● **Problem requirements**: Leave out the images; return the rest of the data exactly.

● **Source excerpt**:
---*---
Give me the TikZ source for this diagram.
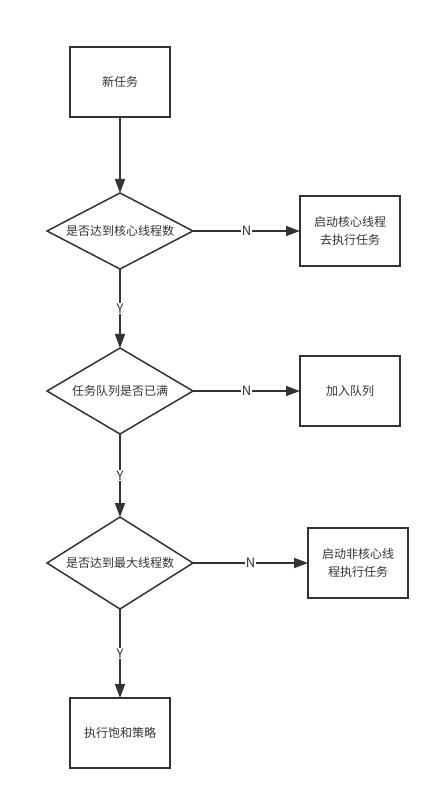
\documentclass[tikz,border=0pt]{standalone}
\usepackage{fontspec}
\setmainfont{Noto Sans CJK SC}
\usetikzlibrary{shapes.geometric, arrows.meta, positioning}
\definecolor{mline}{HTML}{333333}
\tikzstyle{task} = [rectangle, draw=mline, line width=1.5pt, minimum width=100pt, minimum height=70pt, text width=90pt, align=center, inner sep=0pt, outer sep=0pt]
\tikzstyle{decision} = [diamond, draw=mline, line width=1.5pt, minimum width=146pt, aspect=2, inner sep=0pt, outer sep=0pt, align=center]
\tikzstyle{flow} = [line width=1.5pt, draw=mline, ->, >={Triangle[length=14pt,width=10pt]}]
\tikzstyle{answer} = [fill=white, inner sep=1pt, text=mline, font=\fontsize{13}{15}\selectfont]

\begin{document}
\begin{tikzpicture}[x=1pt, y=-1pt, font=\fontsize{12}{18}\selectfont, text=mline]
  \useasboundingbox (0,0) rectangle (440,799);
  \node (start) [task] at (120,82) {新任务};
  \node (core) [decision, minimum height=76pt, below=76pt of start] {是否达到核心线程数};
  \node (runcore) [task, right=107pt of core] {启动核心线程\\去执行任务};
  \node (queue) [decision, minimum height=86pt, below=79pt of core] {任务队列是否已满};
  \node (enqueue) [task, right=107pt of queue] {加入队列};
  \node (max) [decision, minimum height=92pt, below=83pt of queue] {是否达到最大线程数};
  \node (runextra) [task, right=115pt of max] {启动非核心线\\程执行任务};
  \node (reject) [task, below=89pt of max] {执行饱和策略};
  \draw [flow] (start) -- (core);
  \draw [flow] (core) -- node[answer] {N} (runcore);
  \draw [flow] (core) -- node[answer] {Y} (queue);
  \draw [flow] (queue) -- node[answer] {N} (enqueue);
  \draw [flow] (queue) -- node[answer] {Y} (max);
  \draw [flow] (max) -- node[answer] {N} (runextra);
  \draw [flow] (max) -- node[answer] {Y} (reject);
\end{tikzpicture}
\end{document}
---*---
● **Expected answer**:
Give me the TikZ source for this diagram.
\documentclass[tikz,border=0pt]{standalone}
\usepackage{fontspec}
\setmainfont{Noto Sans CJK SC}
\usetikzlibrary{shapes.geometric, arrows.meta, positioning}
\definecolor{mline}{HTML}{333333}
\tikzstyle{task} = [rectangle, draw=mline, line width=1.5pt, minimum width=100pt, minimum height=70pt, text width=90pt, align=center, inner sep=0pt, outer sep=0pt]
\tikzstyle{decision} = [diamond, draw=mline, line width=1.5pt, minimum width=146pt, aspect=2, inner sep=0pt, outer sep=0pt, align=center]
\tikzstyle{flow} = [line width=1.5pt, draw=mline, ->, >={Triangle[length=14pt,width=10pt]}]
\tikzstyle{answer} = [fill=white, inner sep=1pt, text=mline, font=\fontsize{13}{15}\selectfont]

\begin{document}
\begin{tikzpicture}[x=1pt, y=-1pt, font=\fontsize{12}{18}\selectfont, text=mline]
  \useasboundingbox (0,0) rectangle (440,799);
  \node (start) [task] at (120,82) {新任务};
  \node (core) [decision, minimum height=76pt, below=76pt of start] {是否达到核心线程数};
  \node (runcore) [task, right=107pt of core] {启动核心线程\\去执行任务};
  \node (queue) [decision, minimum height=86pt, below=79pt of core] {任务队列是否已满};
  \node (enqueue) [task, right=107pt of queue] {加入队列};
  \node (max) [decision, minimum height=92pt, below=83pt of queue] {是否达到最大线程数};
  \node (runextra) [task, right=115pt of max] {启动非核心线\\程执行任务};
  \node (reject) [task, below=89pt of max] {执行饱和策略};
  \draw [flow] (start) -- (core);
  \draw [flow] (core) -- node[answer] {N} (runcore);
  \draw [flow] (core) -- node[answer] {Y} (queue);
  \draw [flow] (queue) -- node[answer] {N} (enqueue);
  \draw [flow] (queue) -- node[answer] {Y} (max);
  \draw [flow] (max) -- node[answer] {N} (runextra);
  \draw [flow] (max) -- node[answer] {Y} (reject);
\end{tikzpicture}
\end{document}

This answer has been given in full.